Aftab Gul

Personal information
- Full name: Aftab Gul Khan
- Born: 31 March 1946 (age 80) Gujjar Khan, British India
- Batting: Right-handed
- Bowling: Legbreak
- Role: Opening batsman

International information
- National side: Pakistan;
- Test debut (cap 57): 21 February 1969 v England
- Last Test: 8 July 1971 v England

Career statistics
| Competition | Test | First-class |
| Matches | 6 | 101 |
| Runs scored | 182 | 6,179 |
| Batting average | 22.75 | 36.77 |
| 100s/50s | 0/0 | 11/42 |
| Top score | 33 | 140 |
| Balls bowled | 6 | 745 |
| Wickets | – | 14 |
| Bowling average | – | 34.50 |
| 5 wickets in innings | – | 0 |
| 10 wickets in match | – | 0 |
| Best bowling | – | 2/20 |
| Catches/stumpings | 3/– | 48/– |
- Source: ESPNCricinfo, 15 June 2017

= Aftab Gul =

Pakistani cricketer (born 1946)

Aftab Gul Khan (Urdu: آفتاب گل خان) (born 31 March 1946) is a Pakistani former cricketer who played in six Test matches from 1969 to 1971.

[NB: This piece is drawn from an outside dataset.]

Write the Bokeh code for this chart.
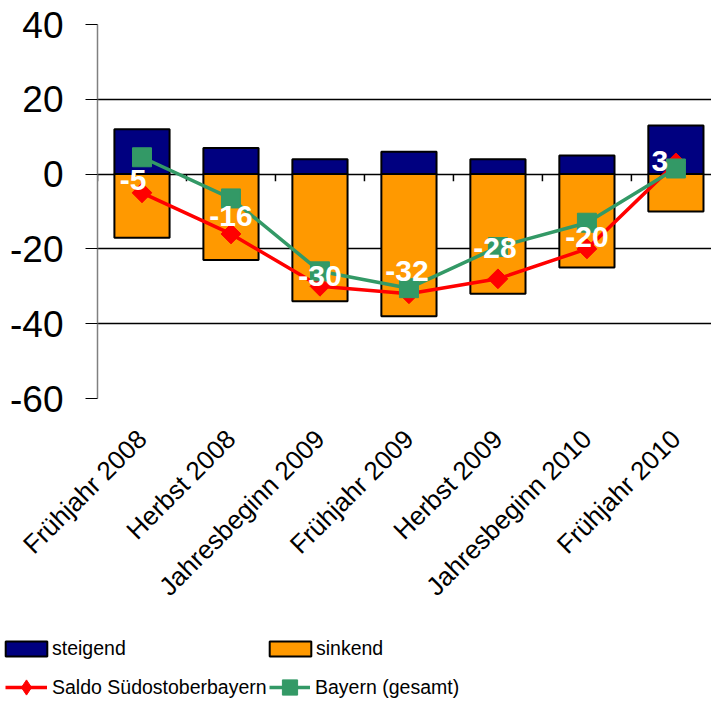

Gul was an opening batsman who represented a number of first-class sides in Pakistan from 1964–65 to 1977–78. His initial selection in the Test side, when England toured Pakistan during 1968-69 amid political turmoil, had less to do with his cricketing abilities than with his position as a student leader, in an attempt to placate the rioters.

Gul scored more than 1000 runs on the tour of England in 1971. In the first over of the First Test at Birmingham in that series, he was struck on the head by a ball from Alan Ward and was forced to retire. This injury drew the famous line from Brian Johnston on the BBC the next day: "Gul's all right. The doctor inspected his head this morning and found nothing in it." He also toured England in 1974 but was less successful and did not play any of the Tests.

He is a lawyer by profession. Gul initially represented the cricketer Salman Butt in the 2010 Pakistan cricket spot-fixing scandal.